Sundar Pichai-run Alphabet, Google’s parent company, has finally breached the coveted $2 trillion market cap milestone.
The tech giant’s market cap briefly crossed the $2 trillion mark late on Monday, closing at $2,987.03 per share.
Alphabet’s market cap has doubled from $1 trillion since January 2020.
Alphabet now joins Apple and Microsoft who are already part of the $2 trillion club in the US.
Alphabet, the parent company of Google, posted an all-time record revenue of $61.9 billion for the July-September quarter, along with record profits at $18.9 billion.
It said late last month that with respect to foreign exchange impact on reported revenues, it expects virtually no impact in Q4 in contrast to a 1.5 per cent tailwind in Q3 and 4 per cent in its Q2.

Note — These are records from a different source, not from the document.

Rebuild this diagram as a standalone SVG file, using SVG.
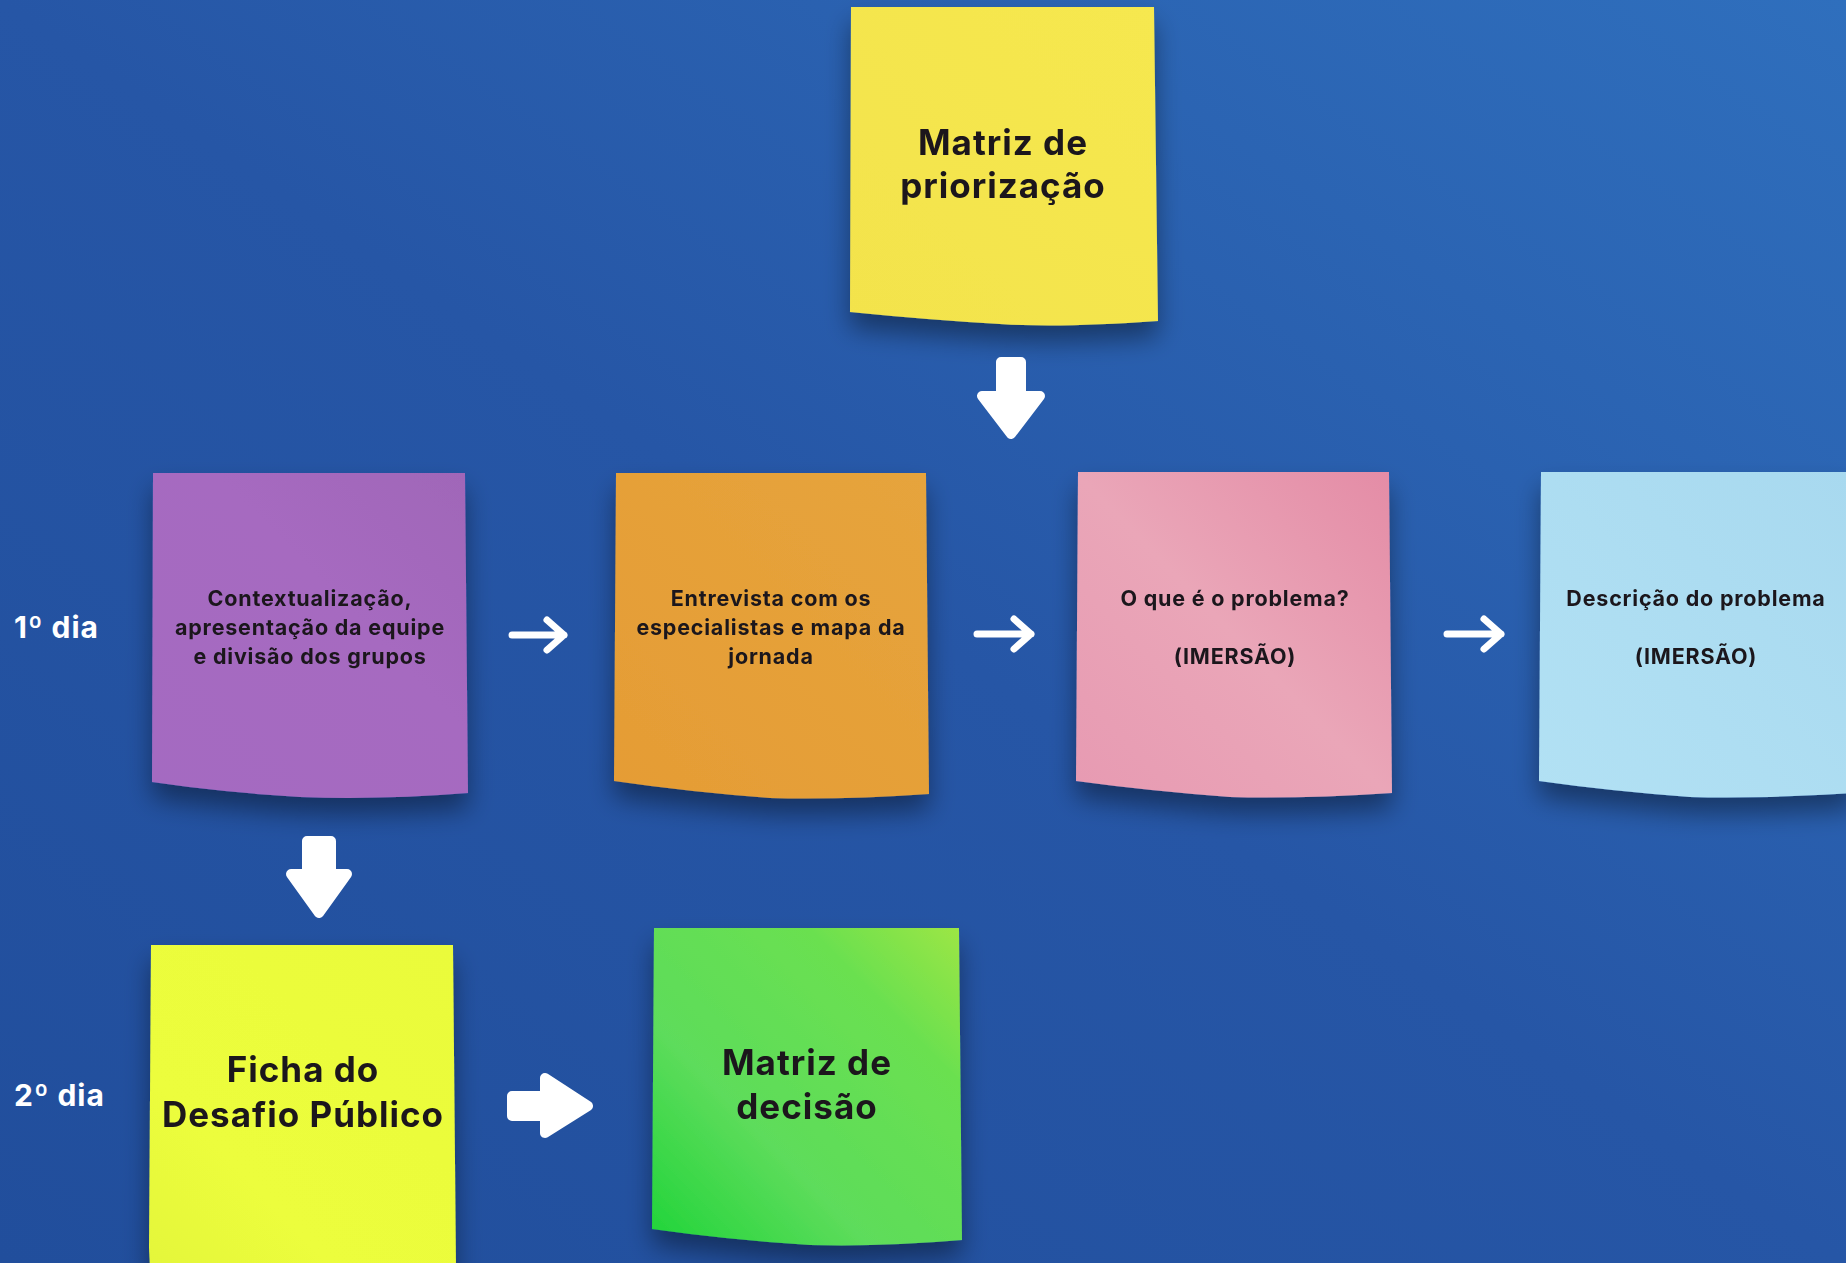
<svg xmlns="http://www.w3.org/2000/svg" width="1846" height="1263" viewBox="0 0 1846 1263">
<defs>
<linearGradient id="bg" x1="0" y1="1" x2="1" y2="0">
<stop offset="0" stop-color="#214e9c"/>
<stop offset="0.5" stop-color="#2656a6"/>
<stop offset="1" stop-color="#2f6fbd"/>
</linearGradient>
<filter id="sh" x="-20%" y="-20%" width="140%" height="150%">
<feGaussianBlur in="SourceAlpha" stdDeviation="13"/>
<feOffset dx="0" dy="16" result="b"/>
<feComponentTransfer><feFuncA type="linear" slope="0.4"/></feComponentTransfer>
<feMerge><feMergeNode/><feMergeNode in="SourceGraphic"/></feMerge>
</filter>
<linearGradient id="gYel" x1="0" y1="1" x2="1" y2="0"><stop offset="0" stop-color="#f3e34c"/><stop offset="1" stop-color="#f6e84f"/></linearGradient>
<linearGradient id="gPur" x1="0" y1="1" x2="1" y2="0"><stop offset="0" stop-color="#a46bc1"/><stop offset="0.6" stop-color="#a66ac0"/><stop offset="1" stop-color="#a066b8"/></linearGradient>
<linearGradient id="gOra" x1="0" y1="1" x2="1" y2="0"><stop offset="0" stop-color="#e59c35"/><stop offset="1" stop-color="#e6a43c"/></linearGradient>
<linearGradient id="gPin" x1="0" y1="1" x2="1" y2="0"><stop offset="0" stop-color="#e79ab2"/><stop offset="0.5" stop-color="#eaa6b8"/><stop offset="1" stop-color="#e48ca6"/></linearGradient>
<linearGradient id="gBlu" x1="0" y1="1" x2="1" y2="0"><stop offset="0" stop-color="#b2e1f4"/><stop offset="1" stop-color="#a8d9ef"/></linearGradient>
<linearGradient id="gLim" x1="0" y1="1" x2="1" y2="0"><stop offset="0" stop-color="#e4f63a"/><stop offset="0.3" stop-color="#ecfd3c"/><stop offset="1" stop-color="#eafb3a"/></linearGradient>
<linearGradient id="gGrn" x1="0" y1="1" x2="1" y2="0"><stop offset="0" stop-color="#1fd439"/><stop offset="0.35" stop-color="#5ddc5b"/><stop offset="0.75" stop-color="#6ae050"/><stop offset="1" stop-color="#9de644"/></linearGradient>
</defs>
<style>
.t{font-family:"Inter","Liberation Sans",sans-serif;font-weight:700;fill:#1b191e;text-anchor:middle}
.s{font-size:21.5px;letter-spacing:0.8px}
.b{font-size:35px;letter-spacing:1px}
.day{font-family:"Inter","Liberation Sans",sans-serif;font-weight:700;fill:#ffffff;font-size:30px;letter-spacing:1px}
.fat{fill:#ffffff;stroke:#ffffff;stroke-width:10;stroke-linejoin:round}
.thin{fill:none;stroke:#ffffff;stroke-width:7;stroke-linecap:round;stroke-linejoin:round}
</style>
<rect x="0" y="0" width="1846" height="1263" fill="url(#bg)"/>

<g id="node-matriz-priorizacao" filter="url(#sh)">
<path d="M851,7 H1154 L1158,321 Q1060,328 1000,324 Q930,320 850,312 Z" fill="url(#gYel)"/>
<text class="t b" x="1003" y="155">Matriz de</text>
<text class="t b" x="1003" y="198">priorização</text>
</g>

<g id="node-contextualizacao" filter="url(#sh)">
<path d="M153,473 H465 L468,793 Q380,800 300,797 Q220,792 152,782 Z" fill="url(#gPur)"/>
<text class="t s" x="310" y="606">Contextualização,</text>
<text class="t s" x="310" y="635">apresentação da equipe</text>
<text class="t s" x="310" y="664">e divisão dos grupos</text>
</g>

<g id="node-entrevista" filter="url(#sh)">
<path d="M616,473 H926 L929,794 Q840,800 770,798 Q690,792 614,781 Z" fill="url(#gOra)"/>
<text class="t s" x="771" y="606">Entrevista com os</text>
<text class="t s" x="771" y="635">especialistas e mapa da</text>
<text class="t s" x="771" y="664">jornada</text>
</g>

<g id="node-problema" filter="url(#sh)">
<path d="M1078,472 H1389 L1392,793 Q1300,799 1230,797 Q1150,791 1076,781 Z" fill="url(#gPin)"/>
<text class="t s" x="1235" y="606">O que é o problema?</text>
<text class="t s" x="1235" y="664">(IMERSÃO)</text>
</g>

<g id="node-descricao" filter="url(#sh)">
<path d="M1541,472 H1852 L1854,793 Q1760,799 1690,797 Q1610,791 1539,781 Z" fill="url(#gBlu)"/>
<text class="t s" x="1696" y="606">Descrição do problema</text>
<text class="t s" x="1696" y="664">(IMERSÃO)</text>
</g>

<g id="node-ficha" filter="url(#sh)">
<path d="M151,945 H453 L456,1268 H150 L149,1248 Z" fill="url(#gLim)"/>
<text class="t b" x="303" y="1082">Ficha do</text>
<text class="t b" x="303" y="1127">Desafio Público</text>
</g>

<g id="node-matriz-decisao" filter="url(#sh)">
<path d="M654,928 H959 L962,1240 Q880,1247 810,1245 Q730,1240 652,1229 Z" fill="url(#gGrn)"/>
<text class="t b" x="807" y="1075">Matriz de</text>
<text class="t b" x="807" y="1119">decisão</text>
</g>

<g id="label-dia1"><text class="day" x="14" y="638">1º dia</text></g>
<g id="label-dia2"><text class="day" x="14" y="1106">2º dia</text></g>

<g id="connectors">
<path class="fat" d="M1001,362 H1021 V396 H1040 L1011,434 L982,396 H1001 Z"/>
<path class="fat" d="M307,841 H331 V874 H347 L319,913 L291,874 H307 Z"/>
<path class="fat" d="M512,1096 H545 V1078 L588,1106 L545,1133 V1116 H512 Z"/>
<path class="thin" d="M512,635 H564 M547,620 L564,635 L547,650"/>
<path class="thin" d="M977,634 H1031 M1014,619 L1031,634 L1014,649"/>
<path class="thin" d="M1447,634 H1501 M1484,619 L1501,634 L1484,649"/>
</g>
</svg>
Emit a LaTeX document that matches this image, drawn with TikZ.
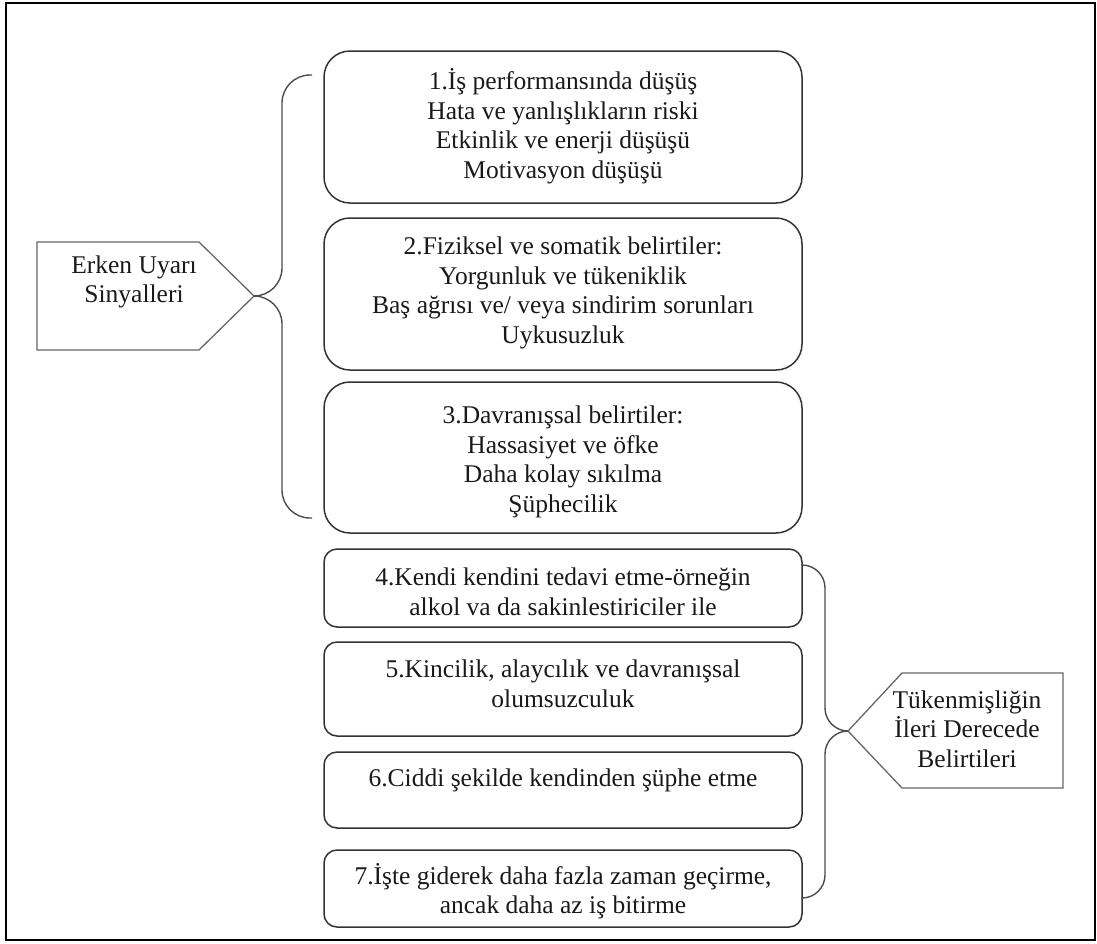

Apple hit the mark in April last year, while Microsoft reached the $2 trillion mark in June this year.
Amazon is also nearing the $2 trillion mark.
Microsoft is now worth a smidge more than Apple, making the Satya Nadella-led cloud software giant the world’s most valuable company. Both companies are worth about $2.5 trillion.
Tesla, Elon Musk’s electric car giant, recently passed the $1 trillion mark and has since surged to a market cap of about $1.25 trillion.
These five companies are now collectively worth almost $10 trillion.
That’s nearly a quarter of the combined $41.8 trillion market cap of the entire S&P 500, reports CNN.